Victorian values on sex education
I am reliably informed that sex is a Good Thing. Indeed, I’m told it’s something that has been practised by humans for generations. In fact, contrary to Conservative Party received wisdom it appears that it’s a natural urge, and not simply a means to procure children in as awkward, infrequent and swift manner as possible.
I only enquire because it would appear that Conservative thinking on sexual health has slipped into the past, where abortion should be restricted, women are, if not wholly, then at least partially responsible if they are raped and the only safe sex is no sex at all.
The problem with Conservatives in general is that they like to moralise. They see a Broken Britain where teenage pregnancy is rife, where sexually transmitted diseases are a bigger health risk than cancer and Skins isn’t an over the top drama but a goldfish bowl documentary. A world where Norman Tebbit mistakes the lyrics to the Kaiser Chiefs ‘I Predict A Riot’ as fact.
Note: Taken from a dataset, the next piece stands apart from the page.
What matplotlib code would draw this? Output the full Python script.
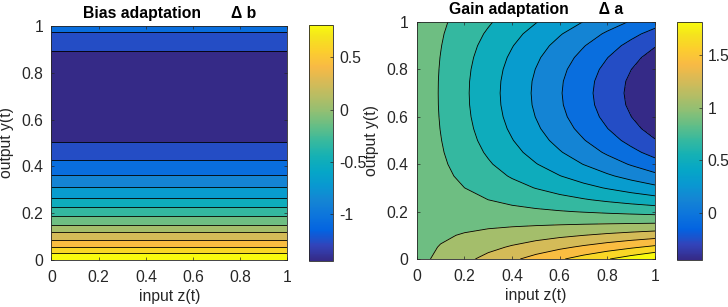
import numpy as np
import matplotlib
matplotlib.use('Agg')
import matplotlib.pyplot as plt
from matplotlib.colors import LinearSegmentedColormap, Normalize
from matplotlib import cm
from matplotlib.ticker import FormatStrFormatter


# grid of the two panels
z_vals = [0, 0.1, 0.2, 0.3, 0.4, 0.5, 0.6, 0.7, 0.8, 0.9, 1.0]
y_vals = [0, 0.05, 0.1, 0.15, 0.2, 0.25, 0.3, 0.35, 0.4, 0.45, 0.5,
          0.55, 0.6, 0.65, 0.7, 0.75, 0.8, 0.85, 0.9, 0.95, 1.0]

# bias change along y (same for every z)
bias_db = [1.0, 0.6625, 0.35, 0.0625, -0.2, -0.4375, -0.65, -0.8375, -1.0,
           -1.1375, -1.25, -1.3375, -1.4, -1.4375, -1.45, -1.4375, -1.4,
           -1.3375, -1.25, -1.1375, -1.0]

# gain change, one row per y value, columns follow z_vals
gain_da = [
    [1.0, 1.1, 1.2, 1.3, 1.4, 1.5, 1.6, 1.7, 1.8, 1.9, 2.0],
    [1.0, 1.066, 1.133, 1.199, 1.265, 1.331, 1.398, 1.464, 1.53, 1.596, 1.6625],
    [1.0, 1.035, 1.07, 1.105, 1.14, 1.175, 1.21, 1.245, 1.28, 1.315, 1.35],
    [1.0, 1.006, 1.0125, 1.019, 1.025, 1.031, 1.0375, 1.044, 1.05, 1.056, 1.0625],
    [1.0, 0.98, 0.96, 0.94, 0.92, 0.9, 0.88, 0.86, 0.84, 0.82, 0.8],
    [1.0, 0.956, 0.9125, 0.869, 0.825, 0.781, 0.7375, 0.694, 0.65, 0.606, 0.5625],
    [1.0, 0.935, 0.87, 0.805, 0.74, 0.675, 0.61, 0.545, 0.48, 0.415, 0.35],
    [1.0, 0.916, 0.8325, 0.749, 0.665, 0.581, 0.4975, 0.414, 0.33, 0.246, 0.1625],
    [1.0, 0.9, 0.8, 0.7, 0.6, 0.5, 0.4, 0.3, 0.2, 0.1, 0.0],
    [1.0, 0.886, 0.7725, 0.659, 0.545, 0.431, 0.3175, 0.204, 0.09, -0.024, -0.1375],
    [1.0, 0.875, 0.75, 0.625, 0.5, 0.375, 0.25, 0.125, 0.0, -0.125, -0.25],
    [1.0, 0.866, 0.7325, 0.599, 0.465, 0.331, 0.1975, 0.064, -0.07, -0.204, -0.3375],
    [1.0, 0.86, 0.72, 0.58, 0.44, 0.3, 0.16, 0.02, -0.12, -0.26, -0.4],
    [1.0, 0.856, 0.7125, 0.569, 0.425, 0.281, 0.1375, -0.006, -0.15, -0.294, -0.4375],
    [1.0, 0.855, 0.71, 0.565, 0.42, 0.275, 0.13, -0.015, -0.16, -0.305, -0.45],
    [1.0, 0.856, 0.7125, 0.569, 0.425, 0.281, 0.1375, -0.006, -0.15, -0.294, -0.4375],
    [1.0, 0.86, 0.72, 0.58, 0.44, 0.3, 0.16, 0.02, -0.12, -0.26, -0.4],
    [1.0, 0.866, 0.7325, 0.599, 0.465, 0.331, 0.1975, 0.064, -0.07, -0.204, -0.3375],
    [1.0, 0.875, 0.75, 0.625, 0.5, 0.375, 0.25, 0.125, 0.0, -0.125, -0.25],
    [1.0, 0.886, 0.7725, 0.659, 0.545, 0.431, 0.3175, 0.204, 0.09, -0.024, -0.1375],
    [1.0, 0.9, 0.8, 0.7, 0.6, 0.5, 0.4, 0.3, 0.2, 0.1, 0.0],
]

titles = ['Bias adaptation       \u0394 b', 'Gain adaptation       \u0394 a']
cbar_ticks = [[-1, -0.5, 0, 0.5], [0, 0.5, 1, 1.5]]
axis_ticks = [0, 0.2, 0.4, 0.6, 0.8, 1]

# MATLAB parula, every 4th entry of the 64 colour table
parula_rgb = [
    (0.2081, 0.1663, 0.5292), (0.1959, 0.2645, 0.7279), (0.0117, 0.3875, 0.8820),
    (0.0498, 0.4586, 0.8641), (0.0793, 0.5200, 0.8312), (0.0343, 0.5966, 0.8199),
    (0.0228, 0.6535, 0.7768), (0.0843, 0.6928, 0.7062), (0.2178, 0.7250, 0.6193),
    (0.3953, 0.7459, 0.5244), (0.5709, 0.7485, 0.4494), (0.7184, 0.7411, 0.3905),
    (0.8507, 0.7299, 0.3360), (0.9739, 0.7314, 0.2666), (0.9880, 0.8066, 0.1794),
    (0.9589, 0.8949, 0.1132), (0.9763, 0.9831, 0.0538),
]
pos = [i * 4 / 63 for i in range(16)] + [1.0]
parula = LinearSegmentedColormap.from_list('parula', list(zip(pos, parula_rgb)))

plt.rcParams['font.family'] = ['Liberation Sans', 'DejaVu Sans']
plt.rcParams['font.size'] = 11.3
plt.rcParams['axes.unicode_minus'] = False
dark = '#262626'

fig = plt.figure(figsize=(7.28, 3.07), dpi=100)
ax_pos = [[0.0707, 0.153, 0.3242, 0.762], [0.5724, 0.1564, 0.3273, 0.772]]
cb_pos = [[0.4249, 0.150, 0.033, 0.769], [0.9304, 0.153, 0.0335, 0.774]]

fields = [np.tile(np.array(bias_db)[:, None], (1, len(z_vals))), np.array(gain_da)]

for k in range(2):
    ax = fig.add_axes(ax_pos[k])
    cax = fig.add_axes(cb_pos[k])
    field = fields[k]
    lo, hi = field.min(), field.max()
    levels = np.linspace(lo, hi, 14)[1:-1]
    norm = Normalize(lo, levels[-1])
    fill_vals = np.concatenate([[lo], levels])
    colors = [parula(norm(v)) for v in fill_vals]
    bounds = np.concatenate([[lo - 1e-6], levels, [hi + 1e-6]])
    ax.contourf(z_vals, y_vals, field, levels=bounds, colors=colors)
    ax.contour(z_vals, y_vals, field, levels=levels, colors='k',
               linewidths=0.6, linestyles='solid')

    ax.set_xlim(0, 1)
    ax.set_ylim(0, 1)
    ax.set_xticks(axis_ticks)
    ax.set_yticks(axis_ticks)
    ax.xaxis.set_major_formatter(FormatStrFormatter('%g'))
    ax.yaxis.set_major_formatter(FormatStrFormatter('%g'))
    ax.tick_params(direction='in', length=2.5, width=0.5, colors=dark,
                   top=True, right=True, labelsize=11.3)
    ax.tick_params(axis='y', pad=6)
    ax.tick_params(axis='x', pad=7)
    for s in ax.spines.values():
        s.set_color(dark)
        s.set_linewidth(0.6)
    ax.set_xlabel('input z(t)', color=dark, labelpad=3)
    ax.set_ylabel('output y(t)', color=dark, labelpad=5)
    ax.set_title(titles[k], fontweight='bold', fontsize=11.3, color='black', pad=6)

    cb = fig.colorbar(cm.ScalarMappable(norm=norm, cmap=parula), cax=cax)
    cb.set_ticks(cbar_ticks[k])
    cb.ax.yaxis.set_major_formatter(FormatStrFormatter('%g'))
    cb.ax.tick_params(direction='in', length=2.5, width=0.5, colors=dark,
                      labelsize=11.3, pad=4)
    cb.outline.set_edgecolor(dark)
    cb.outline.set_linewidth(0.6)

fig.savefig('out.png', dpi=100)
The answer, according to the Conservative world view, is to reintroduce morals: This would transform the UK into a land where all young people get married at 18, girls are taught to be chaste and wear ankle length skirts, the abortion limit is 20 weeks and good Christian values prevent the spread of HIV by the almighty’s will alone.
It is with this in mind that I can understand, though not excuse, Conservative views on sexual health – tax breaks for married couples, abstinence programs, restrictions on a woman’s right to choose and, for the Roger Helmers of this world, blaming the victim if she is exposed to ‘date’ rape or somehow led a man on but said no.
Nadine Dorries is a Conservative flag bearer. Her backbench bill to teach 14 -16 year old girls to ‘just say no’ is pure Conservative dogma in white paper form. It is especially pernicious considering her track record on marital affairs.
It’s also flawed. First because it takes two to tango – teaching girls, and just girls, abstinence isn’t going to have the desired outcome.
Second, abstinence programs do not work. Promoting abstinence over sex education or contraceptive use was US federal and overseas aid policy under George Bush. The policy was disastrous, leaving America with the highest teenage pregnancy rate of any major economy, one in four young women infected and worsening the AIDS pandemic in Africa.
This is why the inclusion of ‘Life’, an organisation dedicated to abstinence only sex education and against abortion in all circumstances, on the Government Advisory panel for Sexual Health and HIV, troubles me. Traditional Conservative views on sex are increasingly out of touch with modern Britain, and we seem to be moving backward towards moralising, instead of educating and empowering young people to make their own choices in adulthood.
What happened to a grown up approach to talking about sex? Over the last decade teenage pregnancies and rates of infection for AIDS and other STIs have been coming down in the UK. This is because we have stopped treating sex as a taboo, and emphasised the need for good relationship advice, as well as good sexual health.
Comparisons with the Netherlands or other liberal parts of Europe, where rates of teenage pregnancy and rates of infection are far lower, are clichéd, but no less true. They didn’t achieve that by telling young girls not to have sex, or by trying to restrict a woman’s right to choose, but rather by teaching young people to be responsible in their actions. There’s a lesson in that for our lawmakers.